Papers Science commentary

Behaviour of hepatitis C virus

BMJ 1998; 317 doi: http://dx.doi.org/10.1136/bmj.317.7156.437a (Published 15 August 1998) Cite this as: BMJ 1998;317:437
  1. Abi Berger, Science editor
  1. BMJ

    Hepatitis C virus was identified in 1989 in the United States. Parenteral and sexual transmission is responsible for most hepatitis C infection worldwide. There is a difference in carriage rate between hepatitis B and C. For example, over 80% of people infected with hepatitis C virus become chronic carriers compared with up to 20% of those infected with hepatitis B virus.

    One possible explanation for this difference between the two viruses is that hepatitis C evades the immune system more easily than hepatitis B because it mutates more rapidly. This theory is supported by the observation that one person may be infected by several subtypes of hepatitis C simultaneously. Vaccine development will prove difficult for the same reason.

    Fetomaternal transmission of the two viruses also differs. In mothers infected with hepatitis B virus the vertical transmission rate may be over 90%. The immaturity of the neonatal immune system at least partly accounts for this inability to mount an immune response sufficient to clear the virus. With hepatitis C virus, however, which has recently been shown to be present in the uterine muscle as well as in blood, vertical transmission is only about 6% (but higher if the mother is HIV positive).

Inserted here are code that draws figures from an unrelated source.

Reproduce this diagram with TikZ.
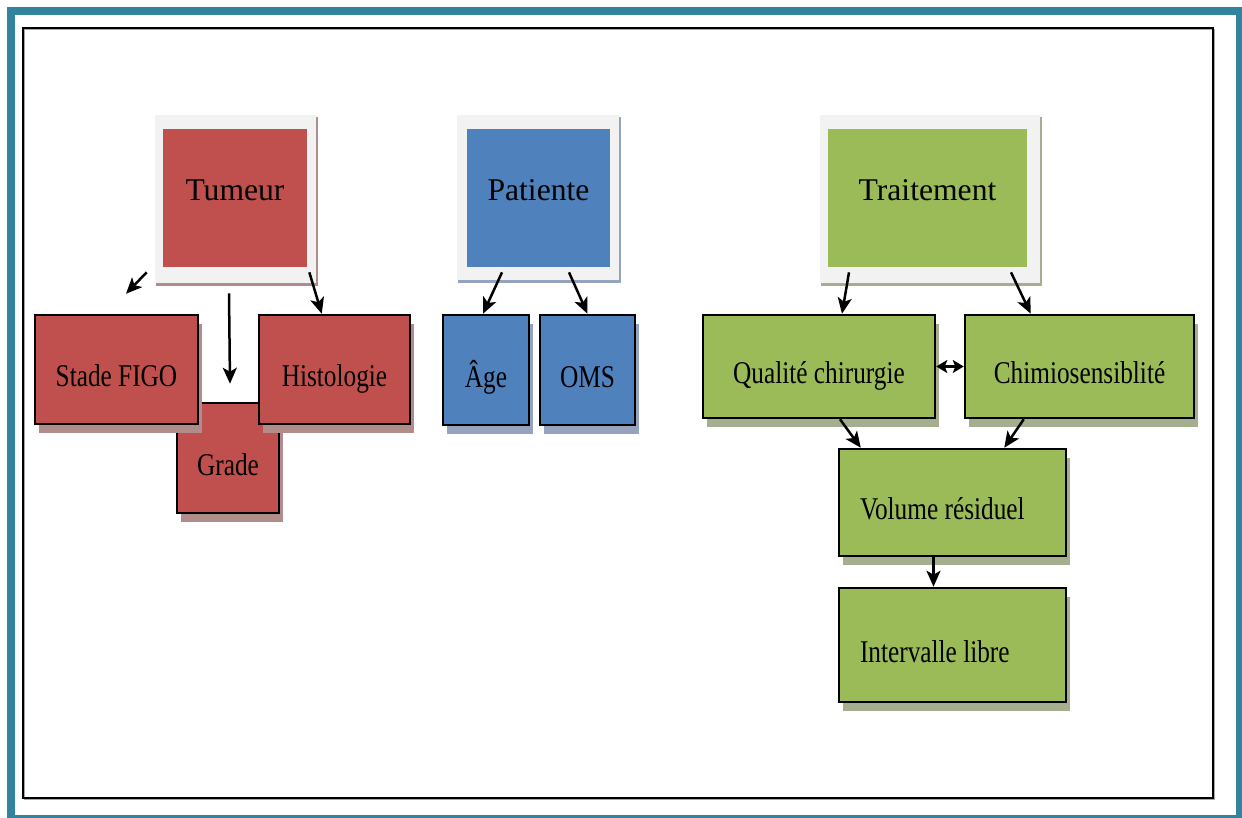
\documentclass[tikz,border=0pt]{standalone}
\usepackage{fontspec}
\setmainfont{Liberation Serif}
\newfontfamily\narrowserif[FakeStretch=0.8]{Liberation Serif}
\definecolor{tumred}{RGB}{192,80,77}
\definecolor{patblue}{RGB}{79,129,189}
\definecolor{trtgreen}{RGB}{155,187,89}
\definecolor{frameteal}{RGB}{49,132,155}
\definecolor{halogray}{RGB}{242,242,242}
\definecolor{tumshade}{RGB}{176,140,138}
\definecolor{patshade}{RGB}{150,163,190}
\definecolor{trtshade}{RGB}{165,174,142}
\usetikzlibrary{arrows.meta, positioning, calc, shadows, backgrounds}

\begin{document}
\begin{tikzpicture}[x=0.02cm, y=-0.02cm,
  size/.style 2 args={minimum width=#1*0.02cm, minimum height=#2*0.02cm},
  headbox/.style={fill=#1, inner sep=0pt, font=\fontsize{18}{20}\selectfont,
    text height=0.4cm, text depth=0.3cm},
  subbox/.style 2 args={fill=#1, draw=black, line width=0.05cm, inner sep=0pt,
    font=\narrowserif\fontsize{18}{20}\selectfont, text height=0.7cm, text depth=0pt,
    drop shadow={shadow xshift=0.08cm, shadow yshift=-0.17cm, fill=#2, opacity=1}},
  halo/.style={fill=halogray, drop shadow={shadow xshift=0.03cm, shadow yshift=-0.05cm, fill=#1, opacity=1}},
  arr/.style={line width=0.05cm, -{Stealth[length=0.32cm, width=0.28cm, inset=0.08cm]}},
  dblarr/.style={line width=0.05cm, {Stealth[length=0.22cm, width=0.26cm, inset=0.05cm]}-{Stealth[length=0.22cm, width=0.26cm, inset=0.05cm]}}]

  \useasboundingbox (0,0) rectangle (1242,818);

  % frames
  \draw[frameteal, line width=0.16cm] (11,11) rectangle (1240,819);
  \draw[black!35, line width=0.03cm] (24.5,29.5) rectangle (1214.5,799.5);
  \draw[line width=0.04cm] (23,28) rectangle (1213,798);

  % Tumeur group
  \node[headbox=tumred, size={144}{138}] (tum) at (235,198) {Tumeur};
  \node[subbox={tumred}{tumshade}, size={102}{110}] (grade) at (228,458) {Grade};
  \node[subbox={tumred}{tumshade}, size={163}{109}] (stade) at (116.5,369.5) {Stade FIGO};
  \node[subbox={tumred}{tumshade}, size={151}{109}] (histo) at (334.5,369.5) {Histologie};
  \draw[arr] ($(tum.south west)+(-16,5)$) -- ($(stade.north)+(9.5,-20)$);
  \draw[arr] ($(tum.south)+(-6,26)$) -- ($(grade.north)+(2,-18)$);
  \draw[arr] ($(tum.south east)+(2,5)$) -- ($(histo.north west)+(64,0)$);

  % Patiente group
  \node[headbox=patblue, size={143}{138}] (pat) at (538.5,198) {Patiente};
  \node[subbox={patblue}{patshade}, size={86}{110}] (age) at (486,370) {Âge};
  \node[subbox={patblue}{patshade}, size={95}{110}] (oms) at (587.5,370) {OMS};
  \draw[arr] ($(pat.south)+(-36.5,5)$) -- ($(age.north)+(-3,0)$);
  \draw[arr] ($(pat.south)+(30.5,5)$) -- (oms.north);

  % Traitement group
  \node[headbox=trtgreen, size={199}{138}] (trt) at (927.5,198) {Traitement};
  \node[subbox={trtgreen}{trtshade}, size={232}{103}] (qual) at (819,366.5) {Qualité chirurgie};
  \node[subbox={trtgreen}{trtshade}, size={229}{103}] (chimio) at (1079.5,366.5) {Chimiosensiblité};
  \node[subbox={trtgreen}{trtshade}, size={227}{107}, text width=3.7cm, align=flush left] (vol) at (952.5,502.5) {Volume résiduel};
  \node[subbox={trtgreen}{trtshade}, size={227}{114}, text width=3.7cm, align=flush left] (int) at (952.5,645) {Intervalle libre};
  \draw[arr] ($(trt.south)+(-78.5,5)$) -- ($(qual.north)+(23,0)$);
  \draw[arr] ($(trt.south)+(83.5,5)$) -- ($(chimio.north west)+(67,0)$);
  \draw[dblarr] (qual.east) -- (chimio.west);
  \draw[arr] ($(qual.south)+(21,0)$) -- ($(vol.north west)+(23,0)$);
  \draw[arr] ($(chimio.south west)+(60,0)$) -- ($(vol.north east)+(-63,0)$);
  \draw[arr] ($(vol.south)+(-19,0)$) -- ($(int.north)+(-19,0)$);

  % halos behind the head boxes
  \begin{scope}[on background layer]
    \path[halo=tumshade] ($(tum.north west)+(-8,-14)$) rectangle ($(tum.south east)+(9,16)$);
    \path[halo=patshade] ($(pat.north west)+(-10,-14)$) rectangle ($(pat.south east)+(9,13)$);
    \path[halo=trtshade] ($(trt.north west)+(-8,-14)$) rectangle ($(trt.south east)+(13,16)$);
  \end{scope}

\end{tikzpicture}
\end{document}
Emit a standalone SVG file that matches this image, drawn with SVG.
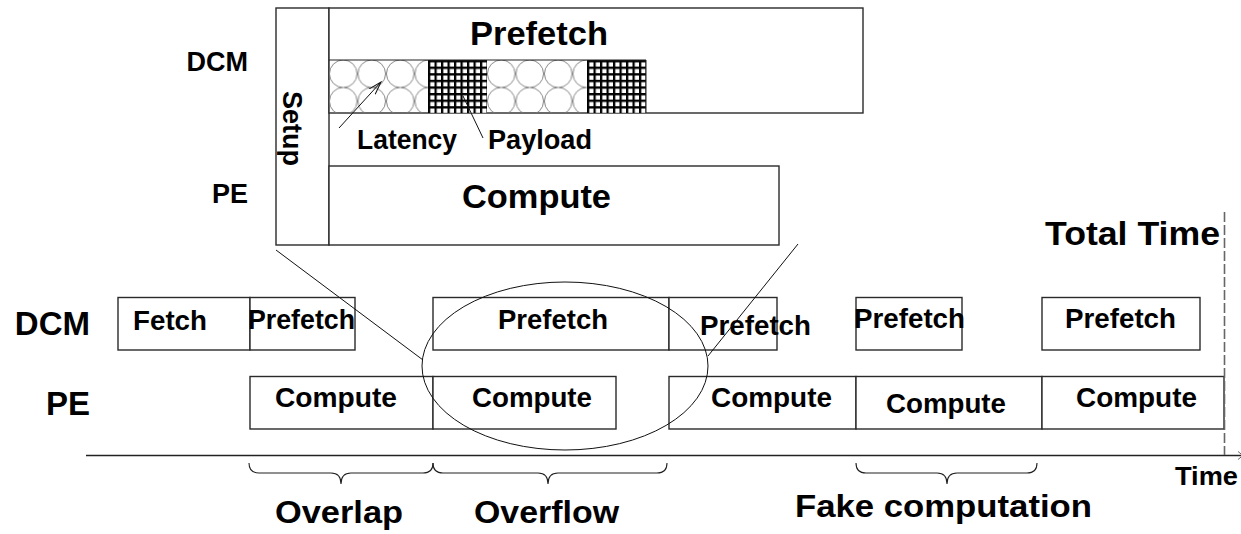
<svg xmlns="http://www.w3.org/2000/svg" width="1241" height="534" viewBox="0 0 1241 534">
  <style>
    .box { fill: #ffffff; stroke: #2a2a2a; stroke-width: 1.4; }
    .lbl { font-family: "Liberation Sans", Arial, Helvetica, sans-serif; font-weight: bold; fill: #000; }
    .thin { fill: none; stroke: #111; stroke-width: 1; }
    .brace { fill: none; stroke: #222; stroke-width: 1.1; }
  </style>
  <defs>
    <!-- bubble fill: latency part of a transfer -->
    <pattern id="bubblesA" patternUnits="userSpaceOnUse" x="329" y="60" width="28.5" height="27.5">
      <circle cx="14.25" cy="13.75" r="13.8" fill="none" stroke="#777" stroke-width="0.9"/>
    </pattern>
    <pattern id="bubblesB" patternUnits="userSpaceOnUse" x="487" y="60" width="28.5" height="27.5">
      <circle cx="14.25" cy="13.75" r="13.8" fill="none" stroke="#777" stroke-width="0.9"/>
    </pattern>
    <!-- dense grid fill: payload part of a transfer -->
    <pattern id="gridA" patternUnits="userSpaceOnUse" x="428" y="60" width="6.5" height="6.6">
      <rect width="6.5" height="6.6" fill="#fff"/>
      <path d="M1.1,0 V6.6 M0,1.1 H6.5" stroke="#000" stroke-width="2.3"/>
    </pattern>
    <pattern id="gridB" patternUnits="userSpaceOnUse" x="587" y="60" width="6.5" height="6.6">
      <rect width="6.5" height="6.6" fill="#fff"/>
      <path d="M1.1,0 V6.6 M0,1.1 H6.5" stroke="#000" stroke-width="2.3"/>
    </pattern>
    <marker id="openArrow" markerWidth="14" markerHeight="10" refX="13" refY="5" orient="auto" markerUnits="userSpaceOnUse">
      <path d="M0,1 L13,5 L0,9" fill="none" stroke="#111" stroke-width="1"/>
    </marker>
  </defs>

  <!-- ===== zoomed detail of one iteration ===== -->
  <g id="detail-labels">
    <text class="lbl" x="248" y="71" font-size="27" text-anchor="end">DCM</text>
    <text class="lbl" x="248" y="203" font-size="27" text-anchor="end">PE</text>
  </g>

  <g id="detail-setup">
    <rect class="box" x="276" y="8" width="53" height="237"/>
    <text class="lbl" font-size="27" text-anchor="middle" transform="translate(283,128.5) rotate(90)">Setup</text>
  </g>

  <g id="detail-prefetch">
    <rect class="box" x="329" y="8" width="534" height="105"/>
    <rect x="329" y="60" width="99" height="53" fill="url(#bubblesA)"/>
    <rect x="428" y="60" width="59" height="53" fill="url(#gridA)"/>
    <rect x="487" y="60" width="100" height="53" fill="url(#bubblesB)"/>
    <rect x="587" y="60" width="59" height="53" fill="url(#gridB)"/>
    <line x1="329" y1="60" x2="646" y2="60" stroke="#222" stroke-width="1.2"/>
    <line x1="646" y1="60" x2="646" y2="113" stroke="#222" stroke-width="1"/>
    <text class="lbl" x="470" y="45" font-size="33" textLength="138" lengthAdjust="spacingAndGlyphs">Prefetch</text>
  </g>

  <g id="detail-compute">
    <rect class="box" x="329" y="166" width="450" height="79"/>
    <text class="lbl" x="462" y="208" font-size="33" textLength="149" lengthAdjust="spacingAndGlyphs">Compute</text>
  </g>

  <g id="detail-annotations">
    <text class="lbl" x="357" y="149" font-size="27" textLength="100" lengthAdjust="spacingAndGlyphs">Latency</text>
    <text class="lbl" x="488" y="149" font-size="27" textLength="104" lengthAdjust="spacingAndGlyphs">Payload</text>
  </g>

  <!-- ===== timeline ===== -->
  <g id="row-labels">
    <text class="lbl" x="90" y="335" font-size="33" text-anchor="end">DCM</text>
    <text class="lbl" x="90" y="415" font-size="33" text-anchor="end">PE</text>
  </g>

  <g id="dcm-fetch">
    <rect class="box" x="118" y="297.5" width="132" height="52.5"/>
    <text class="lbl" x="133" y="330" font-size="28" textLength="74" lengthAdjust="spacingAndGlyphs">Fetch</text>
  </g>
  <g id="dcm-prefetch-1">
    <rect class="box" x="250" y="297.5" width="105" height="52.5"/>
    <text class="lbl" x="248" y="329" font-size="28" textLength="107" lengthAdjust="spacingAndGlyphs">Prefetch</text>
  </g>
  <g id="dcm-prefetch-2">
    <rect class="box" x="433" y="297.5" width="236" height="52.5"/>
    <text class="lbl" x="498" y="329" font-size="28" textLength="110" lengthAdjust="spacingAndGlyphs">Prefetch</text>
  </g>
  <g id="dcm-prefetch-3">
    <rect class="box" x="669" y="297.5" width="108" height="52.5"/>
    <text class="lbl" x="700" y="335" font-size="28" textLength="111" lengthAdjust="spacingAndGlyphs">Prefetch</text>
  </g>
  <g id="dcm-prefetch-4">
    <rect class="box" x="856" y="297.5" width="106" height="52.5"/>
    <text class="lbl" x="854" y="328" font-size="28" textLength="111" lengthAdjust="spacingAndGlyphs">Prefetch</text>
  </g>
  <g id="dcm-prefetch-5">
    <rect class="box" x="1042" y="297.5" width="158" height="52.5"/>
    <text class="lbl" x="1065" y="328" font-size="28" textLength="111" lengthAdjust="spacingAndGlyphs">Prefetch</text>
  </g>

  <g id="pe-compute-1">
    <rect class="box" x="250" y="376.5" width="183" height="52.5"/>
    <text class="lbl" x="275" y="407" font-size="28" textLength="122" lengthAdjust="spacingAndGlyphs">Compute</text>
  </g>
  <g id="pe-compute-2">
    <rect class="box" x="433" y="376.5" width="183" height="52.5"/>
    <text class="lbl" x="472" y="407" font-size="28" textLength="120" lengthAdjust="spacingAndGlyphs">Compute</text>
  </g>
  <g id="pe-compute-3">
    <rect class="box" x="669" y="376.5" width="187" height="52.5"/>
    <text class="lbl" x="711" y="407" font-size="28" textLength="121" lengthAdjust="spacingAndGlyphs">Compute</text>
  </g>
  <g id="pe-compute-4">
    <rect class="box" x="856" y="376.5" width="186" height="52.5"/>
    <text class="lbl" x="886" y="413" font-size="28" textLength="120" lengthAdjust="spacingAndGlyphs">Compute</text>
  </g>
  <g id="pe-compute-5">
    <rect class="box" x="1042" y="376.5" width="182" height="52.5"/>
    <text class="lbl" x="1076" y="407" font-size="28" textLength="121" lengthAdjust="spacingAndGlyphs">Compute</text>
  </g>

  <!-- time axis and end-of-run marker -->
  <g id="time-axis">
    <line x1="86" y1="455.5" x2="1241" y2="455.5" stroke="#222" stroke-width="1.3"/>
    <path d="M1238,451.5 L1243,455.5 L1238,459.5" fill="none" stroke="#444" stroke-width="0.8"/>
    <text class="lbl" x="1175" y="485" font-size="26" textLength="63" lengthAdjust="spacingAndGlyphs">Time</text>
  </g>
  <g id="total-time">
    <line x1="1224.5" y1="212" x2="1224.5" y2="455" stroke="#666" stroke-width="1.6" stroke-dasharray="10 3"/>
    <text class="lbl" x="1045" y="245" font-size="34" textLength="175" lengthAdjust="spacingAndGlyphs">Total Time</text>
  </g>

  <!-- phase braces -->
  <g id="phase-overlap">
    <path class="brace" d="M249,463 Q249,473 259,473 L331,473 Q341,473 341,484 Q341,473 351,473 L423,473 Q433,473 433,463"/>
    <text class="lbl" x="275" y="523" font-size="31" textLength="128" lengthAdjust="spacingAndGlyphs">Overlap</text>
  </g>
  <g id="phase-overflow">
    <path class="brace" d="M433,463 Q433,473 443,473 L538,473 Q548,473 548,484 Q548,473 558,473 L657,473 Q667,473 667,463"/>
    <text class="lbl" x="474" y="523" font-size="31" textLength="145" lengthAdjust="spacingAndGlyphs">Overflow</text>
  </g>
  <g id="phase-fake">
    <path class="brace" d="M856,463 Q856,473 866,473 L937,473 Q947,473 947,484 Q947,473 957,473 L1027,473 Q1037,473 1037,463"/>
    <text class="lbl" x="795" y="517" font-size="31" textLength="297" lengthAdjust="spacingAndGlyphs">Fake computation</text>
  </g>

  <!-- connectors: zoom lines, highlight ellipse, callouts -->
  <g id="connectors">
    <ellipse class="thin" cx="565" cy="366" rx="143" ry="84"/>
    <line class="thin" x1="276" y1="250" x2="423" y2="360"/>
    <line class="thin" x1="798" y1="244" x2="708" y2="356"/>
    <line class="thin" x1="339" y1="128" x2="381" y2="82" marker-end="url(#openArrow)"/>
    <line class="thin" x1="463" y1="96" x2="483" y2="138"/>
  </g>
</svg>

    The difference may be partly accounted for by the factors that influence infectivity of the two viruses. Hepatitis B is much more likely to be transmitted from mother to infant if there is a high concentration of the virus in the mother's blood. This explains the ethnic differences that are observed—for example, the transmission rate is over 70% in Chinese women but less than 10% in white women. This ethnic difference does not seem to apply to hepatitis C infection.

    Alcohol intake and obesity are both thought to be associated with more severe hepatitis C, although the exact interaction is unknown. Advanced liver disease, for example, is far worse in people infected with hepatitis C who also have a high alcohol intake than in those with a low intake. About half of patients with hepatitis B infections respond to interferon compared with 15% with hepatitis C. Ongoing trials of interferon and antivirals together may prove more fruitful. Although infection with hepatitis C virus does not necessarily cause abnormal liver function, precirrhotic damage confirmed by biopsy is one reason for starting treatment with interferon.